Une vision autoritaire du métier de professeur. Poursuivant sa logique le rapport voit dans la formation des « enseignants » le moyen de faire entrer « la refondation dans les classes et dans les esprits ». La volonté de reprise en main est explicite : c’est un alignement sur les thèses « pédagogistes » qui ont toujours déploré la culture jugée trop universitaire des professeurs.

À l’inverse, il faut garantir aux professeurs la liberté de choisir, selon leur classe et le contenu à transmettre, la pédagogie la plus efficace. C’est cette efficacité, dont la recherche stimule constamment la réflexion des praticiens, que doivent évaluer les inspecteurs, et toute condamnation a priori de « la pédagogie frontale traditionnelle » ou des « pédagogies innovantes » est aberrante.
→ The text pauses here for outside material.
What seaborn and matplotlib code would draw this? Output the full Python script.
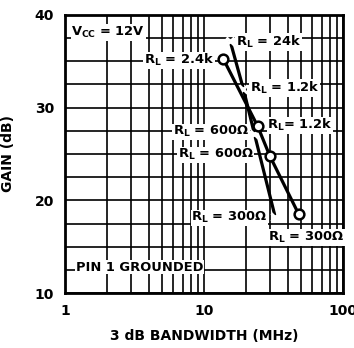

À l’heure où l’Éducation Nationale connaît une grave crise de recrutement, l’annonce d’un formatage serait la pire des dissuasions. Il faut au contraire donner aux étudiants motivés par ce métier de passeur et d’éveilleur une formation ouverte qui leur permette de construire des pratiques pédagogiques diversifiées, à partir de programmes cohérents et définis dans une concertation démocratique qui tienne aussi compte de l’expertise des acteurs de terrain.